One leader of the senior generation was more than willing to go on record against McCain. Elmer M. Savilla, Quechan, has a long memory of McCain, going back to the late 1980s, when he believes the SCIA injudiciously pursued Navajo leader Peter MacDonald. He is also convinced that McCain could have gone beyond the “one good shot” he gave to settling the litigation over the Individual Indian Money trust, in the case of Cobell v. Kempthorne.
“John McCain at one time claimed that he was a friend of Indians,” Savilla said. “He hasn’t done anything substantial except hold an occasional hearing and talk like a friend.
“I’m telling everybody out there that he’s not the guy. He’s not the man for Indian country.”
After a pause, Savilla added, “The hell of it is, neither is the other one” – meaning Obama.
He considers both candidates prone to exaggerated promises and shifting opinions, at least until the election is over. But at least in the long run, the court’s still out for him on Obama. For McCain, as far as he’s concerned, the verdict is in.
McCain’s campaign did not respond to requests for comment or an interview with the candidate.

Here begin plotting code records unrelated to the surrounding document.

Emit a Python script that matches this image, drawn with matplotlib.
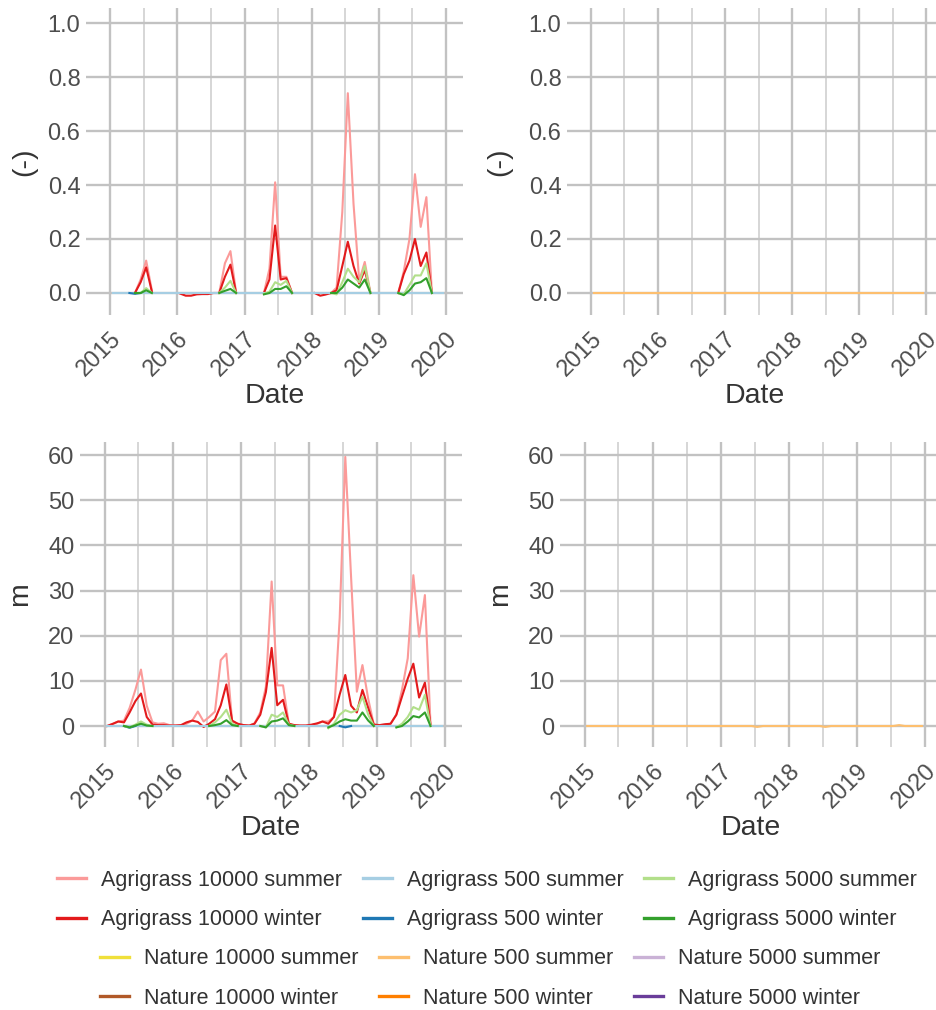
import numpy as np
import pandas as pd
import matplotlib
matplotlib.use("Agg")
import matplotlib.pyplot as plt
import matplotlib.dates as mdates
from matplotlib.lines import Line2D
from datetime import datetime

plt.rcParams['font.family'] = ['Liberation Sans', 'DejaVu Sans']

n = np.nan

# mid-month dates, Jan 2015 - Dec 2019
dates = pd.date_range("2015-01-01", "2019-12-01", freq="MS") + pd.Timedelta(days=14)

# ---------------- top row: (-) ----------------
ag10000_summer_frac = [
    n, n, n, n, 0, 0.05, 0.12, 0.01, n, n, n, n,
    n, n, n, n, n, n, n, 0, 0.11, 0.155, 0, n,
    n, n, n, 0, 0.09, 0.41, 0.06, 0.06, 0, n, n, n,
    n, n, n, 0, 0.02, 0.30, 0.74, 0.33, 0.045, 0.115, 0, n,
    n, n, n, 0, 0.08, 0.20, 0.44, 0.245, 0.355, 0, n, n,
]
ag10000_winter_frac = [
    n, n, n, n, 0, 0.04, 0.095, 0.005, n, n, n, n,
    -0.002, -0.01, -0.01, -0.005, -0.004, -0.004, 0, 0, 0.06, 0.105, 0, n,
    n, n, n, 0, 0.05, 0.25, 0.05, 0.055, 0, n, n, n,
    0, -0.01, -0.006, 0, 0.01, 0.10, 0.19, 0.10, 0.035, 0.085, 0, n,
    n, n, n, 0, 0.07, 0.12, 0.20, 0.10, 0.15, 0, n, n,
]
ag500_summer_frac = [0] * 60
ag500_winter_frac = [
    n, n, n, 0, -0.003, 0, n, n, n, n, n, n,
] + [n] * 48
ag5000_summer_frac = [
    n, n, n, n, 0, 0, 0.018, 0, n, n, n, n,
    n, n, n, n, n, n, n, 0, 0.02, 0.045, 0, n,
    n, n, n, -0.003, 0.005, 0.04, 0.03, 0.045, 0, n, n, n,
    n, n, n, 0, -0.005, 0.04, 0.09, 0.06, 0.04, 0.10, 0, n,
    n, n, n, 0, -0.005, 0.03, 0.065, 0.065, 0.11, 0, n, n,
]
ag5000_winter_frac = [
    n, n, n, n, 0, 0, 0.01, 0, n, n, n, n,
    n, n, n, n, n, n, n, 0, 0.008, 0.015, 0, n,
    n, n, n, -0.005, 0, 0.015, 0.015, 0.025, 0, n, n, n,
    n, n, n, 0, 0, 0.02, 0.05, 0.035, 0.02, 0.05, 0, n,
    n, n, n, 0, -0.008, 0.01, 0.035, 0.04, 0.055, 0, n, n,
]
nat500_summer_frac = [0] * 60

# ---------------- bottom row: m ----------------
ag10000_summer_m = [
    0, 0.5, 1.0, 1.2, 4, 8, 12.5, 4.5, 0.8, 0.5, 0.6, 0.2,
    0.1, 0.1, 0.5, 1.2, 3.2, 1.0, 2.0, 3.2, 14.6, 16.0, 1.0, 0.5,
    0.2, 0.1, 0.6, 3, 8.7, 32, 9, 9, 0.5, 0.1, 0.1, 0.1,
    0.2, 0.5, 1.0, 1.0, 2, 24, 59.6, 33, 7.6, 13.5, 6, 0.3,
    0.2, 0.3, 0.5, 2.5, 8, 15, 33.4, 19.8, 29, 0.5, n, n,
]
ag10000_winter_m = [
    0, 0.5, 1.0, 0.8, 3, 5.5, 7.2, 2.0, 0.3, 0.2, 0.2, 0.1,
    0.1, 0.2, 0.8, 1.2, 0.9, -0.2, 0.5, 1.5, 4.6, 9.2, 1.2, 0.5,
    0.2, 0.1, 0.5, 2.5, 7.5, 17.3, 4.6, 5.8, 0.5, 0.2, 0.1, 0.1,
    0.3, 0.6, 1.0, 0.5, 2, 7, 11.3, 4.5, 3.0, 8.0, 4.0, 0.3,
    0.2, 0.4, 0.5, 2.5, 6.5, 10.5, 13.8, 6.3, 9.6, 0.3, n, n,
]
ag500_summer_m = [0] * 60
ag500_winter_m = [
    n, n, n, 0, -0.4, 0, n, n, n, n, n, n,
    n, n, n, n, n, n, n, n, n, n, n, n,
    n, n, n, n, n, n, n, n, n, n, n, n,
    n, n, n, n, n, 0, -0.3, 0, n, n, n, n,
    n, n, n, n, n, n, n, n, n, n, n, n,
]
ag5000_summer_m = [
    n, n, n, 0, -0.3, 0.3, 1.0, 0.3, 0, n, n, n,
    n, n, n, n, n, n, 0, 0.8, 2.0, 3.6, 0.5, 0,
    n, n, n, 0, -0.3, 2.5, 2.0, 3.0, 0.3, 0, n, n,
    n, n, n, -0.5, 0.5, 2.5, 3.5, 3.0, 3.5, 6.5, 2.5, 0,
    n, n, n, -0.3, 0.5, 2, 4.2, 3.6, 6.9, 0, n, n,
]
ag5000_winter_m = [
    n, n, n, 0, -0.3, 0.1, 0.5, 0.1, 0, n, n, n,
    n, n, n, n, n, n, 0, 0.2, 0.5, 1.3, 0.2, 0,
    n, n, n, 0, -0.3, 1.0, 1.2, 1.7, 0.2, 0, n, n,
    n, n, n, -0.3, 0.2, 1.0, 1.5, 1.2, 1.2, 3.0, 1.2, 0,
    n, n, n, -0.3, 0, 1.0, 2.2, 1.9, 3.0, 0, n, n,
]
nat500_summer_m = [0] * 30 + [-0.2] + [0] * 11 + [-0.2] + [0] * 12 + [0.2] + [0] * 4

# legend labels & colours (Paired palette)
ag_labels = ["Agrigrass 10000 summer", "Agrigrass 10000 winter",
             "Agrigrass 500 summer", "Agrigrass 500 winter",
             "Agrigrass 5000 summer", "Agrigrass 5000 winter"]
ag_colors = ["#FB9A99", "#E31A1C", "#A6CEE3", "#1F78B4", "#B2DF8A", "#33A02C"]
nat_labels = ["Nature 10000 summer", "Nature 10000 winter",
              "Nature 500 summer", "Nature 500 winter",
              "Nature 5000 summer", "Nature 5000 winter"]
nat_colors = ["#F0E03A", "#B15928", "#FDBF6F", "#FF7F00", "#CAB2D6", "#6A3D9A"]

ag_frac = [ag10000_summer_frac, ag10000_winter_frac, ag500_summer_frac,
           ag500_winter_frac, ag5000_summer_frac, ag5000_winter_frac]
ag_m = [ag10000_summer_m, ag10000_winter_m, ag500_summer_m,
        ag500_winter_m, ag5000_summer_m, ag5000_winter_m]

GRID = "#C2C2C2"
GRID_MINOR = "#CFCFCF"
TXT = "#4D4D4D"

fig = plt.figure(figsize=(9.37, 10.1), dpi=100)

# axes positions in pixels: left, top, right, bottom
W, H = 937, 1010
boxes = {
    "tl": (86, 8, 463, 315),
    "tr": (567, 8, 943, 315),
    "bl": (80, 442, 462, 747),
    "br": (560, 442, 942, 747),
}


def make_ax(key):
    l, t, r, b = boxes[key]
    return fig.add_axes([l / W, 1 - b / H, (r - l) / W, (b - t) / H])


def style(ax, ylabel, ylim, yticks, fmt, ylab_x):
    ax.set_xlim(datetime(2014, 8, 22), datetime(2020, 4, 1))
    ax.set_ylim(*ylim)
    ax.set_yticks(yticks)
    ax.set_yticklabels([fmt.format(v) for v in yticks])
    ax.xaxis.set_major_locator(mdates.YearLocator())
    ax.xaxis.set_major_formatter(mdates.DateFormatter("%Y"))
    ax.xaxis.set_minor_locator(mdates.MonthLocator(bymonth=7))
    ax.grid(True, which="major", color=GRID, linewidth=1.7)
    ax.grid(True, which="minor", axis="x", color=GRID_MINOR, linewidth=1.2)
    ax.set_axisbelow(True)
    for s in ax.spines.values():
        s.set_visible(False)
    ax.tick_params(which="both", length=0, colors=TXT, labelsize=17)
    ax.tick_params(axis="y", pad=4)
    ax.tick_params(axis="x", pad=9)
    for lab in ax.get_xticklabels():
        lab.set_rotation(45)
        lab.set_ha("right")
        lab.set_va("top")
        lab.set_rotation_mode("anchor")
    ax.set_xlabel("Date", fontsize=20.5, color="#333333")
    ax.xaxis.set_label_coords(0.5, -0.222)
    ax.set_ylabel(ylabel, fontsize=20.5, color="#333333")
    ax.yaxis.set_label_coords(ylab_x, 0.5)


ax_tl = make_ax("tl")
for vals, c in zip(ag_frac, ag_colors):
    ax_tl.plot(dates, vals, color=c, linewidth=1.5)
style(ax_tl, "(-)", (-0.0815, 1.0556), [0, 0.2, 0.4, 0.6, 0.8, 1.0], "{:.1f}", -0.13)

ax_tr = make_ax("tr")
ax_tr.plot(dates, nat500_summer_frac, color=nat_colors[2], linewidth=1.5)
style(ax_tr, "(-)", (-0.0815, 1.0556), [0, 0.2, 0.4, 0.6, 0.8, 1.0], "{:.1f}", -0.146)

ax_bl = make_ax("bl")
for vals, c in zip(ag_m, ag_colors):
    ax_bl.plot(dates, vals, color=c, linewidth=1.5)
style(ax_bl, "m", (-4.65, 62.9), [0, 10, 20, 30, 40, 50, 60], "{:.0f}", -0.123)

ax_br = make_ax("br")
ax_br.plot(dates, nat500_summer_m, color=nat_colors[2], linewidth=1.5)
style(ax_br, "m", (-4.65, 62.9), [0, 10, 20, 30, 40, 50, 60], "{:.0f}", -0.123)

# legends (two blocks, centered)
leg_kw = dict(ncol=3, frameon=False, fontsize=15.5, handlelength=1.35,
              handletextpad=0.7, columnspacing=0.95, labelspacing=0.85,
              labelcolor="#333333", borderaxespad=0)
ag_handles = [Line2D([], [], color=c, linewidth=2.4) for c in ag_colors]
nat_handles = [Line2D([], [], color=c, linewidth=2.4) for c in nat_colors]
fig.legend(ag_handles, ag_labels, loc="center",
           bbox_to_anchor=(0.520, 1 - 900 / H), **leg_kw)
fig.legend(nat_handles, nat_labels, loc="center",
           bbox_to_anchor=(0.523, 1 - 978.5 / H), **leg_kw)

fig.savefig("out.png", dpi=100)
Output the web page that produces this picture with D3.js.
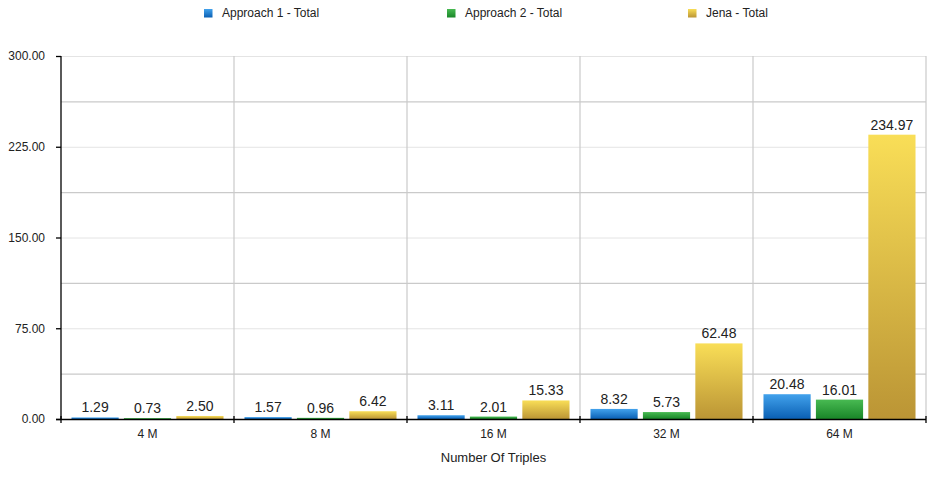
<!DOCTYPE html>
<html><head><meta charset="utf-8">
<script src="https://cdn.jsdelivr.net/npm/d3@7/dist/d3.min.js"></script>
<style>body{margin:0;background:#fff}svg{display:block;font-family:"Liberation Sans",Arial,sans-serif}</style>
</head><body><svg id="c" width="932" height="490"></svg>
<script>
const categories = ["4 M","8 M","16 M","32 M","64 M"];
const seriesNames = ["Approach 1 - Total","Approach 2 - Total","Jena - Total"];
const approach1 = [1.29,1.57,3.11,8.32,20.48];
const approach2 = [0.73,0.96,2.01,5.73,16.01];
const jena = [2.50,6.42,15.33,62.48,234.97];
const yTicks = [0,75,150,225,300];
const yMinor = [37.5,112.5,187.5,262.5];
const xTitle = "Number Of Triples";

const series = [approach1, approach2, jena];
const colors = [["#42a2ec","#0a5fb3"],["#48ba52","#198628"],["#f9de57","#bb9535"]];

const svg = d3.select("#c");
const M = {l:61, r:926, t:56, b:419};
const x = d3.scaleBand().domain(categories).range([M.l, M.r]).paddingInner(0).paddingOuter(0);
const xs = d3.scaleBand().domain(d3.range(series.length)).range([0, x.bandwidth()]).paddingInner(0.1).paddingOuter(0.2);
const y = d3.scaleLinear().domain([0,300]).range([M.b, M.t]);

const defs = svg.append("defs");
colors.forEach((c,i)=>{
  const g = defs.append("linearGradient").attr("id","g"+i).attr("x1",0).attr("y1",0).attr("x2",0).attr("y2",1);
  g.append("stop").attr("offset","0%").attr("stop-color",c[0]);
  g.append("stop").attr("offset","100%").attr("stop-color",c[1]);
});

// grid
svg.append("g").selectAll("line").data(yTicks.slice(1)).join("line")
  .attr("x1",M.l).attr("x2",M.r).attr("y1",d=>y(d)+0.5).attr("y2",d=>y(d)+0.5)
  .attr("stroke","#e4e4e4").attr("stroke-width",1);
svg.append("g").selectAll("line").data(yMinor).join("line")
  .attr("x1",M.l).attr("x2",M.r).attr("y1",d=>y(d)+0.5).attr("y2",d=>y(d)+0.5)
  .attr("stroke","#cacaca").attr("stroke-width",1.2);
const bounds = categories.slice(1).map(c=>x(c)).concat([M.r]);
svg.append("g").selectAll("line").data(bounds).join("line")
  .attr("x1",d=>d).attr("x2",d=>d).attr("y1",M.t).attr("y2",M.b)
  .attr("stroke","#cacaca").attr("stroke-width",1.2);

// bars
series.forEach((s,i)=>{
  const g = svg.append("g");
  g.selectAll("rect").data(s).join("rect")
    .attr("x",(d,j)=>x(categories[j])+xs(i))
    .attr("width",xs.bandwidth())
    .attr("y",d=>y(d)).attr("height",d=>y(0)-y(d))
    .attr("fill","url(#g"+i+")");
  g.selectAll("text").data(s).join("text")
    .attr("x",(d,j)=>x(categories[j])+xs(i)+xs.bandwidth()/2)
    .attr("y",d=>y(d)-5)
    .attr("text-anchor","middle").attr("font-size",14).attr("fill","#222")
    .text(d=>d.toFixed(2));
});

// y axis
const ya = svg.append("g").attr("transform",`translate(${M.l},0)`)
  .call(d3.axisLeft(y).tickValues(yTicks).tickFormat(d3.format(".2f")).tickSize(5).tickPadding(11));
ya.select(".domain").attr("stroke","#000").attr("stroke-width",1.3).attr("d",`M0,${M.t}V${M.b}`);
ya.selectAll(".tick line").attr("stroke","#000").attr("stroke-width",1.3);
ya.selectAll(".tick text").attr("font-size",12).attr("fill","#222").attr("font-family","Liberation Sans, Arial, sans-serif");

// x axis
svg.append("line").attr("x1",M.l-5).attr("x2",M.r).attr("y1",M.b+0.5).attr("y2",M.b+0.5).attr("stroke","#000").attr("stroke-width",1.3);
svg.append("g").selectAll("line").data([M.l].concat(bounds)).join("line")
  .attr("x1",d=>d).attr("x2",d=>d).attr("y1",M.b-3).attr("y2",M.b+4)
  .attr("stroke","#000").attr("stroke-width",1.3);
svg.append("g").selectAll("text").data(categories).join("text")
  .attr("x",d=>x(d)+x.bandwidth()/2).attr("y",M.b+19)
  .attr("text-anchor","middle").attr("font-size",12).attr("fill","#222").text(d=>d);
svg.append("text").attr("x",(M.l+M.r)/2).attr("y",462).attr("text-anchor","middle")
  .attr("font-size",13).attr("fill","#222").text(xTitle);

// legend
const legendX = [204,447,688];
const lg = svg.append("g");
seriesNames.forEach((n,i)=>{
  lg.append("rect").attr("x",legendX[i]).attr("y",9).attr("width",8.5).attr("height",8.5).attr("fill","url(#g"+i+")");
  lg.append("text").attr("x",legendX[i]+18).attr("y",17).attr("font-size",12).attr("fill","#222").text(n);
});
</script></body></html>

But Campbell, still one of the most respected figures in Indian country, continues to speak up for his former colleague in the Senate. Press accounts from the Indian-populous state of Wisconsin report that he made a pitch for McCain to a gathering of tribal leaders there, praising two decades of accomplishment for tribes. The Northern Cheyenne statesman repeated his theme of recent years that the Indian vote will be critical in key so-called “battleground” states.